The map above shows the contiguous United States with landcover as categorical data. Each color is a different landcover category. (Source: Homer, C.G., et al., 2015, Completion of the 2011 National Land Cover Database for the conterminous United States-Representing a decade of land cover change information. Photogrammetric Engineering and Remote Sensing, v. 81, no. 5, p. 345-354)

The map above shows elevation data for the NEON Harvard Forest field site. We will be working with data from this site later in the workshop. In this map, the elevation data (a continuous variable) has been divided up into categories to yield a categorical raster.

Challenge

Advantages and Disadvantages

With your neighbor, brainstorm potential advantages and disadvantages of storing data in raster format. Add your ideas to the Etherpad. The Instructor will discuss and add any points that weren’t brought up in the small group discussions.

Show me the solution

Raster data has some important advantages:

representation of continuous surfaces
potentially very high levels of detail
data is ‘unweighted’ across its extent - the geometry doesn’t implicitly highlight features
cell-by-cell calculations can be very fast and efficient

The downsides of raster data are:

very large file sizes as cell size gets smaller
currently popular formats don’t embed metadata well (more on this later!)
can be difficult to represent complex information

Important Attributes of Raster Data

Extent

The spatial extent is the geographic area that the raster data covers. The spatial extent of an R spatial object represents the geographic edge or location that is the furthest north, south, east and west. In other words, extent represents the overall geographic coverage of the spatial object.

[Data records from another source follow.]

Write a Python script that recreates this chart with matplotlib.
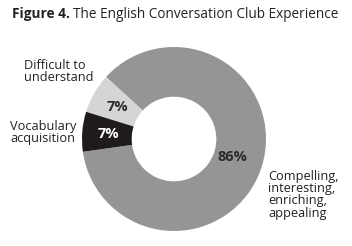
import matplotlib
matplotlib.use("Agg")
import matplotlib.pyplot as plt
import numpy as np

plt.rcParams['font.family'] = ['Open Sans', 'DejaVu Sans']

labels = ['Compelling,\ninteresting,\nenriching,\nappealing', 'Difficult to\nunderstand', 'Vocabulary\nacquisition']
values = [86, 7, 7]
colors = ['#959597', '#d5d5d5', '#1f1b1b']
pct_colors = ['#2a2a2a', '#2a2a2a', 'white']

fig = plt.figure(figsize=(3.52, 2.46), dpi=100)
# axes placed so the donut sits at ~ (174, 139) px with radius ~92 px
r_px = 92
cx, cy = 174, 246 - 139
ax = fig.add_axes([(cx - r_px) / 352, (cy - r_px) / 246, 2 * r_px / 352, 2 * r_px / 246])

wedges, _ = ax.pie(values, colors=colors, startangle=188, counterclock=True,
                   radius=1.0, wedgeprops=dict(width=0.54, edgecolor='none'))
ax.set_xlim(-1, 1)
ax.set_ylim(-1, 1)
ax.set_aspect('equal')
ax.axis('off')

# percentage labels inside the ring
for w, v, c in zip(wedges, values, pct_colors):
    ang = np.deg2rad((w.theta1 + w.theta2) / 2)
    rr = 0.67 if v > 50 else 0.71
    ax.text(rr * np.cos(ang), rr * np.sin(ang), f'{v}%', color=c,
            ha='center', va='center', fontsize=10.5, fontweight='bold')

# outside category labels
lab_kw = dict(ha='left', va='top', fontsize=9.2, color='#222222', linespacing=0.92)
fig.text(24 / 352, 1 - 59 / 246, labels[1], **lab_kw)
fig.text(10 / 352, 1 - 120 / 246, labels[2], **lab_kw)
fig.text(268 / 352, 1 - 170 / 246, labels[0], **lab_kw)

# title: bold "Figure 4." then the rest in regular weight
t1 = fig.text(12 / 352, 1 - 7 / 246, 'Figure 4.', ha='left', va='top',
              fontsize=9.8, fontweight='bold', color='#222222')
fig.canvas.draw()
bb = t1.get_window_extent()
fig.text(bb.x1 / fig.bbox.width + 3 / 352, 1 - 7 / 246, 'The English Conversation Club Experience',
         ha='left', va='top', fontsize=9.8, color='#222222')

fig.savefig('out.png', dpi=100)
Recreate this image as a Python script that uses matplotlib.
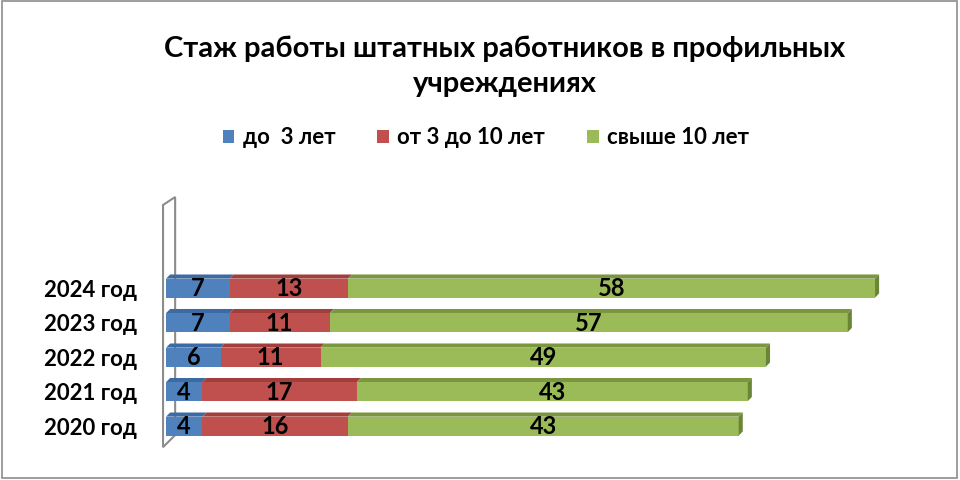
import matplotlib.pyplot as plt
from matplotlib.patches import Polygon, Rectangle, Patch
import numpy as np

plt.rcParams['font.family'] = ['Lato', 'DejaVu Sans']
plt.rcParams['font.weight'] = 'bold'

years = ['2020 год', '2021 год', '2022 год', '2023 год', '2024 год']
under_3 = [4, 4, 6, 7, 7]
from_3_to_10 = [16, 17, 11, 11, 13]
over_10 = [43, 43, 49, 57, 58]
series_names = ['до  3 лет', 'от 3 до 10 лет', 'свыше 10 лет']

front_colors = ['#4F81BD', '#C0504D', '#9BBB59']
top_colors = ['#3D6AA3', '#A23E3B', '#7A963F']
side_green = '#6B8536'

fig = plt.figure(figsize=(9.6, 4.8), dpi=100)
ax = fig.add_axes([161.5 / 960, 28.0 / 480, 731.7 / 960, 260.5 / 480])
ax.set_xlim(-0.5, 80)
ax.set_ylim(-0.75, 6.8)

y = np.arange(len(years))
bar_h = 0.55
dx, dy = 0.45, 0.12  # depth of the 3d faces

# left wall
wall = Polygon([(-0.33, -0.61), (-0.33, 6.41), (1.0, 6.64), (1.0, -0.26)],
               closed=True, facecolor='white', edgecolor='#8C8C8C', lw=1.5, zorder=1)
ax.add_patch(wall)

left = np.zeros(len(years))
for vals, fc, tc in zip([under_3, from_3_to_10, over_10], front_colors, top_colors):
    vals = np.array(vals, dtype=float)
    ax.barh(y, vals, left=left, height=bar_h, color=fc, zorder=3)
    for yi, l, v in zip(y, left, vals):
        top = yi + bar_h / 2
        ax.add_patch(Polygon([(l, top), (l + v, top), (l + v + dx, top + dy), (l + dx, top + dy)],
                             closed=True, facecolor=tc, edgecolor='none', zorder=2))
        ax.text(l + v / 2, yi - 0.02, f'{int(v)}', ha='center', va='center',
                fontsize=17, fontweight='bold', color='black', zorder=5)
    left = left + vals

# right side faces of the bars
for yi, r in zip(y, left):
    bot, top = yi - bar_h / 2, yi + bar_h / 2
    ax.add_patch(Polygon([(r, bot), (r, top), (r + dx, top + dy), (r + dx, bot + dy)],
                         closed=True, facecolor=side_green, edgecolor='none', zorder=4))

ax.set_yticks(y)
ax.set_yticklabels(years, fontsize=16, fontweight='bold')
ax.tick_params(axis='y', length=0, pad=17.5)
ax.set_xticks([])
for s in ax.spines.values():
    s.set_visible(False)

fig.text(505 / 960, 1 - 66 / 480, 'Стаж работы штатных работников в профильных\nучреждениях',
         ha='center', va='center', fontsize=21, fontweight='bold', linespacing=1.42)

handles = [Patch(facecolor=c) for c in front_colors]
fig.legend(handles, series_names, loc='center', bbox_to_anchor=(486 / 960, 1 - 138 / 480),
           ncol=3, frameon=False, fontsize=16, handlelength=0.5, handleheight=0.5,
           handletextpad=0.4, columnspacing=1.9)

fig.patches.append(Rectangle((0.002, 0.004), 0.995, 0.993, transform=fig.transFigure,
                             fill=False, edgecolor='#8C8C8C', lw=1.2))

fig.savefig('out.png', dpi=100)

(Image Source: National Ecological Observatory Network (NEON)) {: .text-center}

Resolution

A resolution of a raster represents the area on the ground that each pixel of the raster covers. The image below illustrates the effect of changes in resolution.

(Source: National Ecological Observatory Network (NEON)) {: .text-center}

Raster Data Format for this Workshop

Raster data can come in many different formats. For this workshop, we will use the GeoTIFF format which has the extension .tif. A .tif file stores metadata or attributes about the file as embedded tif tags. For instance, your camera might store a tag that describes the make and model of the camera or the date the photo was taken when it saves a .tif. A GeoTIFF is a standard .tif image format with additional spatial (georeferencing) information embedded in the file as tags. These tags should include the following raster metadata:

Extent
Resolution
Coordinate Reference System (CRS) - we will introduce this concept in a later episode
Values that represent missing data (NoDataValue) - we will introduce this concept in a later lesson.

We will discuss these attributes in more detail in a later lesson. In that lesson, we will also learn how to use R to extract raster attributes from a GeoTIFF file.

Callout

More Resources on the `.tif` format

Multi-band Raster Data

A raster can contain one or more bands. One type of multi-band raster dataset that is familiar to many of us is a color image. A basic color image consists of three bands: red, green, and blue. Each band represents light reflected from the red, green or blue portions of the electromagnetic spectrum. The pixel brightness for each band, when composited creates the colors that we see in an image.

(Source: National Ecological Observatory Network (NEON).) {: .text-center}

We can plot each band of a multi-band image individually.

Or we can composite all three bands together to make a color image.

In a multi-band dataset, the rasters will always have the same extent, resolution, and CRS.